If you are interested in starting a food service business or interested in purchasing lots of cooking equipment for another purpose, you need to invest in a grease trap. If kitchens don't have a grease trap, then the grease can cause blockages in the sewer, disrupt wastewater operations, and increase your operating and maintenance costs. Read on to learn a little bit more about how a grease trap works, how they are maintained, and how some oils can be recycled.
How Does a Grease Trap Work?
While there are many types of grease traps on the market, they all have a similar goal: removing grease from water. Grease traps work by slowing the flow of water so that the oils can separate and float to the top of the trap. This is possible because grease and other oils are less dense than water. Once the grease has floated to the top of the trap, the water continues to flow down the pipes and into the sewer.
There are large grease traps called gravity grease interceptors which are "passive" components since the force of gravity is doing the work of separating the water and oil. There are also automatic grease traps and hydro-mechanical grease traps, which use vented flow control and are often used in foodservice establishments.

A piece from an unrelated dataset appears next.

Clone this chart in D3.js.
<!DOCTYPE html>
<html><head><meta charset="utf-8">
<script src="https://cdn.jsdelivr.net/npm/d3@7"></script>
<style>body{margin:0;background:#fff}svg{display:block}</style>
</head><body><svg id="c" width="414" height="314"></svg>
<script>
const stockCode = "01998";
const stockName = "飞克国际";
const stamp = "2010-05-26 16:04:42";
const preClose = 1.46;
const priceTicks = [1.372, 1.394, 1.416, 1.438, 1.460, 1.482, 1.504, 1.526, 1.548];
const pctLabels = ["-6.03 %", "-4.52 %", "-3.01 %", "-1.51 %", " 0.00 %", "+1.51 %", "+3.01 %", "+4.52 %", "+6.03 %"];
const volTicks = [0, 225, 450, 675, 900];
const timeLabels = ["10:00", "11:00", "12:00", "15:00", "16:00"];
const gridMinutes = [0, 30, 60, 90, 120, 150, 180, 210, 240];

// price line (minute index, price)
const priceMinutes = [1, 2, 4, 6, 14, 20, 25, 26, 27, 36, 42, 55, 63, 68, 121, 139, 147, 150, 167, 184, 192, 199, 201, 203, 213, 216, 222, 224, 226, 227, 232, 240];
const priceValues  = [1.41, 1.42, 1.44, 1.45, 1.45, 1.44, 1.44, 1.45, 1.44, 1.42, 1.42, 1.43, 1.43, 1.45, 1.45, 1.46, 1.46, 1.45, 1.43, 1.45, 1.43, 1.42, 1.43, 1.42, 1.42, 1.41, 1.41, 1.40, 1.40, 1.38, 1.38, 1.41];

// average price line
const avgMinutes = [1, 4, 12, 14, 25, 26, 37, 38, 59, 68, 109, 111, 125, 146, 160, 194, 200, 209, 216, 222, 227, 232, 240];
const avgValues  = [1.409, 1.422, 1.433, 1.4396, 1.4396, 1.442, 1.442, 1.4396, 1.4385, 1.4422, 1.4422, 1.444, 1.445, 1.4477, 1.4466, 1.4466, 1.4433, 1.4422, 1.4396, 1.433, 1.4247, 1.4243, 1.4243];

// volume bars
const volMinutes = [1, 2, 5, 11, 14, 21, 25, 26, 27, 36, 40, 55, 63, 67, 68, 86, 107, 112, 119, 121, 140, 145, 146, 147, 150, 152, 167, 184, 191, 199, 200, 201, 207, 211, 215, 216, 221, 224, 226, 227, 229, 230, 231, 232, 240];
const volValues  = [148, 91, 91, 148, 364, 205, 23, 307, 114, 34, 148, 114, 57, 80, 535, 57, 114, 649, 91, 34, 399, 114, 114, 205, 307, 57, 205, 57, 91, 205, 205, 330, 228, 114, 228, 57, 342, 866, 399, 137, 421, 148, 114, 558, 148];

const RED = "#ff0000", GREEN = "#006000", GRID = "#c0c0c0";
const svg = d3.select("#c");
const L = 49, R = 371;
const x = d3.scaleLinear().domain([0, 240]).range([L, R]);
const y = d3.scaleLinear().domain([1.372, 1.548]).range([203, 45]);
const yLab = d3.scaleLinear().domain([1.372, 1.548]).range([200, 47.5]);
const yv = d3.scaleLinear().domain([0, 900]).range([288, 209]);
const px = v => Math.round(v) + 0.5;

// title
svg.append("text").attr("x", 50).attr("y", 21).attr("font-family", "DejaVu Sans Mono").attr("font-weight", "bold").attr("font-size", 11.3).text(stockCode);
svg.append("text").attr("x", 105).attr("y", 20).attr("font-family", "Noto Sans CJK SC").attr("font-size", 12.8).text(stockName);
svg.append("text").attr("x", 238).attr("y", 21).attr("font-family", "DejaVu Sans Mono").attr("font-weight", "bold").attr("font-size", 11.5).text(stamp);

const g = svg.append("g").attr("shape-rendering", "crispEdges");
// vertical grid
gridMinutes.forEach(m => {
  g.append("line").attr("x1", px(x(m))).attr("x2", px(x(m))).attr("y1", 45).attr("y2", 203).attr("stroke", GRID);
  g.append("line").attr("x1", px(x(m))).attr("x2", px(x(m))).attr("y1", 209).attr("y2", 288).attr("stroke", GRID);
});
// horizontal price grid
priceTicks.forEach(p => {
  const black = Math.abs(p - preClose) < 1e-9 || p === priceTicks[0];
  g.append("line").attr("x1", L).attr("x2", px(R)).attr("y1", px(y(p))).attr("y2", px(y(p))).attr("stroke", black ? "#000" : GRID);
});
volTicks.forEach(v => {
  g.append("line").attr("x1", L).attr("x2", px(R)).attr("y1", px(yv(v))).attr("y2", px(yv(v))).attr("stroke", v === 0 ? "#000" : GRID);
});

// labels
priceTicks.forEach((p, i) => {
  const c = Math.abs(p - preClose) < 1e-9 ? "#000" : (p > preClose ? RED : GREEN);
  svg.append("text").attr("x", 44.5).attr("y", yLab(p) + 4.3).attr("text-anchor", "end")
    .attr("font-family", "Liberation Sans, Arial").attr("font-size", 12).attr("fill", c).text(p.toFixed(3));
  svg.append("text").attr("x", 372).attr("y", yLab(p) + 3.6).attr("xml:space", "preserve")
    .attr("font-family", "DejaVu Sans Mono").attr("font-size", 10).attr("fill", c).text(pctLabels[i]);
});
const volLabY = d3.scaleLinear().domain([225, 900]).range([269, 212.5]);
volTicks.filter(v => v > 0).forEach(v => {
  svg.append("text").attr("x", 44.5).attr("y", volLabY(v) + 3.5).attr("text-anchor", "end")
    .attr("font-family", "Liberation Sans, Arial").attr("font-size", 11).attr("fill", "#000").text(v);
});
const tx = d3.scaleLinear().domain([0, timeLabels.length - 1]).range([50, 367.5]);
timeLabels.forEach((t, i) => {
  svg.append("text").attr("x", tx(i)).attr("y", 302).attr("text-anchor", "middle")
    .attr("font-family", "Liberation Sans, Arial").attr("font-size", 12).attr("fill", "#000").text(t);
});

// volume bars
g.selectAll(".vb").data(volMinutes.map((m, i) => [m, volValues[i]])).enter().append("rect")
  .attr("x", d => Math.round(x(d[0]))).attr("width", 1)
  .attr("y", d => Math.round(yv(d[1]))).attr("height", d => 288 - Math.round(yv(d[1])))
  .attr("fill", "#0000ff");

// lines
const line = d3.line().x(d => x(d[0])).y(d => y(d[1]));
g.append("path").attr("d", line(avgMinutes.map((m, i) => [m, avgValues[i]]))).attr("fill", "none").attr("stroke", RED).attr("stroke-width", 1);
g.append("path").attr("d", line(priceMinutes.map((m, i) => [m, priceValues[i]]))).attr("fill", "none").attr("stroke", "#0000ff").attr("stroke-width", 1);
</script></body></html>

How are Grease Traps Maintained?
Some recycling and plumbing companies provide grease trap servicing and maintenance. Grease trap maintenance is similar to septic tank pumping since the floating oils and food solids at the bottom of the trap need to be pumped out periodically. Keep in mind that grease traps aren't disposal units; so there shouldn't be a lot of food debris at the bottom of the tank—most food particles should be scraped into the compost or the garbage.

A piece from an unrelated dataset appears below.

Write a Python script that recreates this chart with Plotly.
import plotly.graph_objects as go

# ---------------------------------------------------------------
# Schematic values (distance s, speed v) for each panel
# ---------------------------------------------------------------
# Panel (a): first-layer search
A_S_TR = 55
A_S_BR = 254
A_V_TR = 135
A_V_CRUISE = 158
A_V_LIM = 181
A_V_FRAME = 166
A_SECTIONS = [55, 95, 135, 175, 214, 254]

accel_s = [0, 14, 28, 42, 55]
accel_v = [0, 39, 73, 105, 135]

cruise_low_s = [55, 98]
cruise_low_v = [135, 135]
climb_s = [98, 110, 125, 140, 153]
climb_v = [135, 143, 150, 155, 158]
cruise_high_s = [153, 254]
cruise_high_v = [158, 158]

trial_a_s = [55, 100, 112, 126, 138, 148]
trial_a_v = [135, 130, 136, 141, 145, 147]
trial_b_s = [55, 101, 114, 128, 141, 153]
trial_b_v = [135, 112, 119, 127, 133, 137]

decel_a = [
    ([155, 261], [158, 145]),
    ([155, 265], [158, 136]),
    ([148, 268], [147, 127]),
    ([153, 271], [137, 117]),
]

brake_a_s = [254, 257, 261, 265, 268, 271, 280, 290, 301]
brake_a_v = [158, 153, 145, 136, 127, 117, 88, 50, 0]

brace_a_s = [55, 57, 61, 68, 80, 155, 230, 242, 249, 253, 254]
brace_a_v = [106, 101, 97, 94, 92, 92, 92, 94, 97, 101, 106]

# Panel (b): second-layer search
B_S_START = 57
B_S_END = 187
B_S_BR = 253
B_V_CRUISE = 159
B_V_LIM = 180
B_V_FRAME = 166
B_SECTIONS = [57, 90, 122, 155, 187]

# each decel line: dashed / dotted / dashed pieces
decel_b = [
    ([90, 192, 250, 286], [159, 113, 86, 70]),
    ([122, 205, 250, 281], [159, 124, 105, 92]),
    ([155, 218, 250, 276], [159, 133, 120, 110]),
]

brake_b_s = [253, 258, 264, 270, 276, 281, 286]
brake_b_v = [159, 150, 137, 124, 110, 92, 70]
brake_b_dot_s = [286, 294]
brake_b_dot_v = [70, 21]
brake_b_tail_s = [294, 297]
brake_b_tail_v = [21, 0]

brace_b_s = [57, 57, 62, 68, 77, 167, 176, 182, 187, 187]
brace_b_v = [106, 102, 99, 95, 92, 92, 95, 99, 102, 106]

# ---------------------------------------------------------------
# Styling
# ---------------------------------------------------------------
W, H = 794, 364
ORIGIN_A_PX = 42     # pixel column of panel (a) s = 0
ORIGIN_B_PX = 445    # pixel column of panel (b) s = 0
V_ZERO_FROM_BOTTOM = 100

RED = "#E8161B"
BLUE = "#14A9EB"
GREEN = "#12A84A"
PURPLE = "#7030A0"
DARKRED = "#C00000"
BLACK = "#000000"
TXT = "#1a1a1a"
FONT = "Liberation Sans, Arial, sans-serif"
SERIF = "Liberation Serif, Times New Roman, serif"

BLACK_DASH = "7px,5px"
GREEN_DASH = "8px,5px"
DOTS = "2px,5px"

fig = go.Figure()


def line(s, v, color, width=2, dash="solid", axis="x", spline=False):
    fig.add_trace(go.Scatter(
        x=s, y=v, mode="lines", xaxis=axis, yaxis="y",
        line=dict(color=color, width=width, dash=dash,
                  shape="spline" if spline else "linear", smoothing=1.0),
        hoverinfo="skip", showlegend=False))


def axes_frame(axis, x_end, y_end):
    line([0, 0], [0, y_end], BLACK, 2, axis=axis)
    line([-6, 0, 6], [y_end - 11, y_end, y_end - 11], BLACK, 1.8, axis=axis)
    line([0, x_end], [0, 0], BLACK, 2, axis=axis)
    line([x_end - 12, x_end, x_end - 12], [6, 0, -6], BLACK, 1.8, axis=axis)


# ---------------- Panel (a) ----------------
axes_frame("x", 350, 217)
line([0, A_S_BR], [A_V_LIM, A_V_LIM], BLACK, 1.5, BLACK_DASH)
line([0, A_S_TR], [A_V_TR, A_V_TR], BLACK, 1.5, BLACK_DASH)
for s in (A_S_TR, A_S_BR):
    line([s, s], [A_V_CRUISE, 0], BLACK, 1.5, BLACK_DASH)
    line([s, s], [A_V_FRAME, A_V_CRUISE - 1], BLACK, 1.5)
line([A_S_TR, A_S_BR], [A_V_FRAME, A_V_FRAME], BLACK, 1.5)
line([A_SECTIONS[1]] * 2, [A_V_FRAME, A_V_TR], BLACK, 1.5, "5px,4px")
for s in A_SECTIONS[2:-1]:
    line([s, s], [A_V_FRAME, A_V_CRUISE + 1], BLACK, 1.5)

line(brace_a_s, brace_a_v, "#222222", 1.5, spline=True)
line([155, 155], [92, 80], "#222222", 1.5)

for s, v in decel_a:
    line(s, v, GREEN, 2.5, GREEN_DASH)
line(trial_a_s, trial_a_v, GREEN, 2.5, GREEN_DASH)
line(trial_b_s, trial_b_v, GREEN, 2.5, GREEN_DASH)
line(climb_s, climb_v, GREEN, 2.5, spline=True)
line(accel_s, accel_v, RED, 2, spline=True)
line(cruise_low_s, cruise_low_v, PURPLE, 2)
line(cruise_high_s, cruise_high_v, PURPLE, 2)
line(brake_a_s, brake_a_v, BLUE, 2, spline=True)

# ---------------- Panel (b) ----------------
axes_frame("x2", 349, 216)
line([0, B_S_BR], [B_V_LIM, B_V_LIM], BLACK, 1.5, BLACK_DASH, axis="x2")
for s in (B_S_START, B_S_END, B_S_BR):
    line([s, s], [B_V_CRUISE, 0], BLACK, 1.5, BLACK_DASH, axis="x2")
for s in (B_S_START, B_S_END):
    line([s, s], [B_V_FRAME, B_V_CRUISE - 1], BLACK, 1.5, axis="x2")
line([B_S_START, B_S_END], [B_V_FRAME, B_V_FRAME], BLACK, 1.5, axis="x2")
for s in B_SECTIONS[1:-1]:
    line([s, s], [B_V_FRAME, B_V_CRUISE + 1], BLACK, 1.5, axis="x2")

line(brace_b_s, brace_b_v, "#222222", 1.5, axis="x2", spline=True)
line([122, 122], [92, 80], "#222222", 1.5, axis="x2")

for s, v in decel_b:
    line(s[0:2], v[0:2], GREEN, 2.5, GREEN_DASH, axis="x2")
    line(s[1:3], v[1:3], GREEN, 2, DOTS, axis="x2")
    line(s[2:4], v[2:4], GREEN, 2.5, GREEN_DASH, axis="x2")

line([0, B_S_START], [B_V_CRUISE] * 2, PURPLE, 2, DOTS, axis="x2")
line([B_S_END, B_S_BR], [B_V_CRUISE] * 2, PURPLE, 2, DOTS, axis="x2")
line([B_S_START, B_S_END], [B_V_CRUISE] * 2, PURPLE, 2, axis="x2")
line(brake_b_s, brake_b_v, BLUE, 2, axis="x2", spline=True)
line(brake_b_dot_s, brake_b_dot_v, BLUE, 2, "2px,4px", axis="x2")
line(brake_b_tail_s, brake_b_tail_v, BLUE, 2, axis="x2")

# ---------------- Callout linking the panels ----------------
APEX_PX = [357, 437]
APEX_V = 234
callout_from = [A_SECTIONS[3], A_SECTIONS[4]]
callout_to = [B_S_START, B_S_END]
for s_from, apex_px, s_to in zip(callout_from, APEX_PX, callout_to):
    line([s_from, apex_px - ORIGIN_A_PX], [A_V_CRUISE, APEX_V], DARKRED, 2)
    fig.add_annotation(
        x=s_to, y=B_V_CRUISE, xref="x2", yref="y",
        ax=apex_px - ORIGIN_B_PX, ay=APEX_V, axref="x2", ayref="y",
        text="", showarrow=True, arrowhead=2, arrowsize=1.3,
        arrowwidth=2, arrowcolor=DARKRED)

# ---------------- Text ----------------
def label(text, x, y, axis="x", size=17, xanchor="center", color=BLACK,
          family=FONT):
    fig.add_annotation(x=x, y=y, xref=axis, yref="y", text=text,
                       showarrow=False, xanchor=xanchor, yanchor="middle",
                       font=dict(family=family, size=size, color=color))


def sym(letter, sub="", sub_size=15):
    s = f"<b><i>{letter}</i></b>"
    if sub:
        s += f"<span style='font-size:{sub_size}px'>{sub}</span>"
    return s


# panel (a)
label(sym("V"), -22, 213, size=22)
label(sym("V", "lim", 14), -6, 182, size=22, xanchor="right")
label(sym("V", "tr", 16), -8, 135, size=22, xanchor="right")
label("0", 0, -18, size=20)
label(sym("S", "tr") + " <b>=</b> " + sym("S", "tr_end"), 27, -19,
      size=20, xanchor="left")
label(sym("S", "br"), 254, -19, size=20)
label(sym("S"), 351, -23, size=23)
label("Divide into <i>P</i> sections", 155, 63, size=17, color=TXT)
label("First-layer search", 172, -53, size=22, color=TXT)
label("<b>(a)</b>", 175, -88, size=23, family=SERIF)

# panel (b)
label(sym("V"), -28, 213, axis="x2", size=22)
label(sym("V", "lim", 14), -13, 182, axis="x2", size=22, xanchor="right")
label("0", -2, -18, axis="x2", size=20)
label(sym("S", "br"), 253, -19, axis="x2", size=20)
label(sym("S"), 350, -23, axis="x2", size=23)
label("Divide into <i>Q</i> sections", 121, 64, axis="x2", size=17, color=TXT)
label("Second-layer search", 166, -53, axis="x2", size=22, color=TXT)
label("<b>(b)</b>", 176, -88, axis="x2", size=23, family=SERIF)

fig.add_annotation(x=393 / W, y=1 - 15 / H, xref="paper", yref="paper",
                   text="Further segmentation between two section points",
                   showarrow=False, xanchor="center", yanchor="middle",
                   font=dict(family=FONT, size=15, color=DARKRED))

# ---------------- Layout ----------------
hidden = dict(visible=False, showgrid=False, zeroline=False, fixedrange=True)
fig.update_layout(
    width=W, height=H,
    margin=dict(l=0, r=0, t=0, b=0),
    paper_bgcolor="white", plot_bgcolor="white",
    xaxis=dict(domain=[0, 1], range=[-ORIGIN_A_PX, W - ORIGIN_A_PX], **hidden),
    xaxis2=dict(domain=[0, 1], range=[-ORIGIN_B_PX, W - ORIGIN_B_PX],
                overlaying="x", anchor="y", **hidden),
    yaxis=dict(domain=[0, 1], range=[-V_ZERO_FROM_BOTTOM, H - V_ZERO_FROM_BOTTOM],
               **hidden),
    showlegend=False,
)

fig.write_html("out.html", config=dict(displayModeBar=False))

Your cleaning schedule will mainly depend on how much cooking oil you use and how much grease you produce as well as how large your grease trap is. Some people may need maintenance a few times a year while other people may need cleaning every month.
How is the Grease Disposed of or Recycled?
When the grease cannot be reused, then a recycling service can take it to a landfill. Fats, oils, and grease are very good at biodegrading in these conditions, so it's better to have them thrown away instead of letting them damage wastewater systems. If grease can be recycled, then the services that maintain your system can take it to facilities where it will be processed to be reused for certain fuels. If this service is an option for you, it's a great way to reduce your carbon footprint.
Depending on the laws in your state, some cooking oil can be reused for cooking—but this is mainly done for personal use. For instance, once you finish frying some food, you could let the oil cool and then place the congealed pieces in a jar to reuse again.